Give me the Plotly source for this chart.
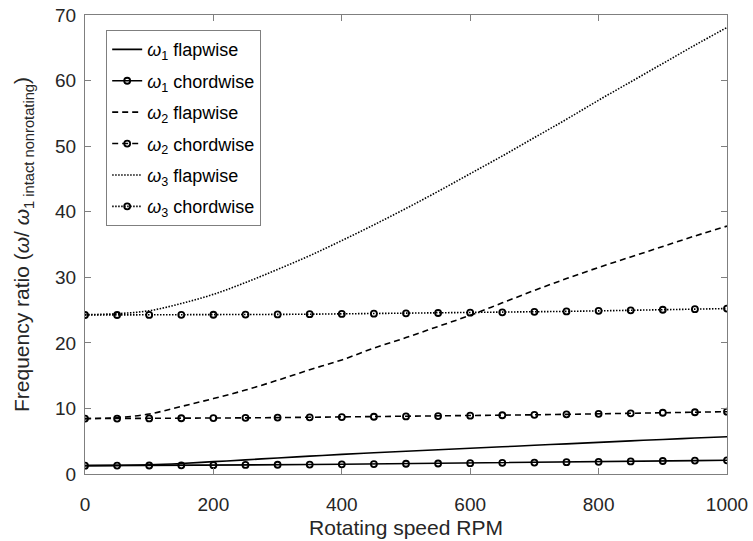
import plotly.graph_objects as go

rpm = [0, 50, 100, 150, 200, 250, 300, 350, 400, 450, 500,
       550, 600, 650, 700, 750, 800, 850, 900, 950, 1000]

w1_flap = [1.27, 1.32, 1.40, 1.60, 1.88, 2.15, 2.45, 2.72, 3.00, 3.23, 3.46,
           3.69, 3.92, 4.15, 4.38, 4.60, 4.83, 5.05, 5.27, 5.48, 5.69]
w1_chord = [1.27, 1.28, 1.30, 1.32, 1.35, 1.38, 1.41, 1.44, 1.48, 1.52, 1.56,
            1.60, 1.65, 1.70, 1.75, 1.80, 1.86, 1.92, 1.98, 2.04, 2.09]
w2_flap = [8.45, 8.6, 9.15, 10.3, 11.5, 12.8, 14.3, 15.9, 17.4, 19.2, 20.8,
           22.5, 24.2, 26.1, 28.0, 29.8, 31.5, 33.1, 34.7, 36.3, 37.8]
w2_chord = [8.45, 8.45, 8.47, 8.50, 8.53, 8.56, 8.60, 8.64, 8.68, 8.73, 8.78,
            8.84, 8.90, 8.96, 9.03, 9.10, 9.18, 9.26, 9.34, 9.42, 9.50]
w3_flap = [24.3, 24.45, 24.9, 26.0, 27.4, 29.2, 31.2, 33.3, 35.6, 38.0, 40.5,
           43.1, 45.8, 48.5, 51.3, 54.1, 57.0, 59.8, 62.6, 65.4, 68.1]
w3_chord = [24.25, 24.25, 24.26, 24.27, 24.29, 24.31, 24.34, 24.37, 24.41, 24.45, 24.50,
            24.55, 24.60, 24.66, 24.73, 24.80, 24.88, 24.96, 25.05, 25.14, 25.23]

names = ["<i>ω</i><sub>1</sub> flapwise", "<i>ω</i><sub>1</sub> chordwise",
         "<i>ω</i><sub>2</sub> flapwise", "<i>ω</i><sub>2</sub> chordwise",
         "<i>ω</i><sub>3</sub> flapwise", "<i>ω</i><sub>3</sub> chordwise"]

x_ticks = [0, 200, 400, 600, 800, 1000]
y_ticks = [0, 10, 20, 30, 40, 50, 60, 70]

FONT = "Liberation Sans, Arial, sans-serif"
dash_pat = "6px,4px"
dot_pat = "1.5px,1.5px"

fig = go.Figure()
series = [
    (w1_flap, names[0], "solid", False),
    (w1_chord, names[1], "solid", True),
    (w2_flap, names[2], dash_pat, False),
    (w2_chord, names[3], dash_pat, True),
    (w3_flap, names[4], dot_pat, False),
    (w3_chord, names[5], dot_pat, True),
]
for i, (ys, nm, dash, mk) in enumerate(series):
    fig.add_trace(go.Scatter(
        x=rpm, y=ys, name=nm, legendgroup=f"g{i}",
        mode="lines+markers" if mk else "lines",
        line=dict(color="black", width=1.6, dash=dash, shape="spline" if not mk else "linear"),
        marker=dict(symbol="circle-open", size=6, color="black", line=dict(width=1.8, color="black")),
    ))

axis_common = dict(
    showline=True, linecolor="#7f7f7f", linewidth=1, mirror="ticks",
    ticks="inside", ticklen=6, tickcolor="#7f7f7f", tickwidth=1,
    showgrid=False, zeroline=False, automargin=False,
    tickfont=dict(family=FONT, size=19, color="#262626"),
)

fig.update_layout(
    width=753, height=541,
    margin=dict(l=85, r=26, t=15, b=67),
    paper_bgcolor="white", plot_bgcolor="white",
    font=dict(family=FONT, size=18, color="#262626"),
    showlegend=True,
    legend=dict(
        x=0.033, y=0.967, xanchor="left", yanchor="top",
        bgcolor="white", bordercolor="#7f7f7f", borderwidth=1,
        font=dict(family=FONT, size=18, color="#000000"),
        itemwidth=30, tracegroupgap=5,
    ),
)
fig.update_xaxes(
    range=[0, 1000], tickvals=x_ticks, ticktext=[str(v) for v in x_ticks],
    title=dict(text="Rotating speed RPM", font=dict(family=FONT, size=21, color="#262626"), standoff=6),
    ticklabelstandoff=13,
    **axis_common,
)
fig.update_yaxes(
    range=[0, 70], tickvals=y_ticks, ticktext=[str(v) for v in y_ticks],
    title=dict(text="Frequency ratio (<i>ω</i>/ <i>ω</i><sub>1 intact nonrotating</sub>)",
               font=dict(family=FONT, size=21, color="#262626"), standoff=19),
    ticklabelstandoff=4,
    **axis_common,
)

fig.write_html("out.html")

========================================

STATED GOAL: Repeat exactly and only the lines from the start of the data above through the line that holds "550, 600, 650, 700, 750, 800, 850, 900, 950, 1000]", inclusive. Pictures do not belong in the copy.

SOLVED PROBLEM:
Give me the Plotly source for this chart.
import plotly.graph_objects as go

rpm = [0, 50, 100, 150, 200, 250, 300, 350, 400, 450, 500,
       550, 600, 650, 700, 750, 800, 850, 900, 950, 1000]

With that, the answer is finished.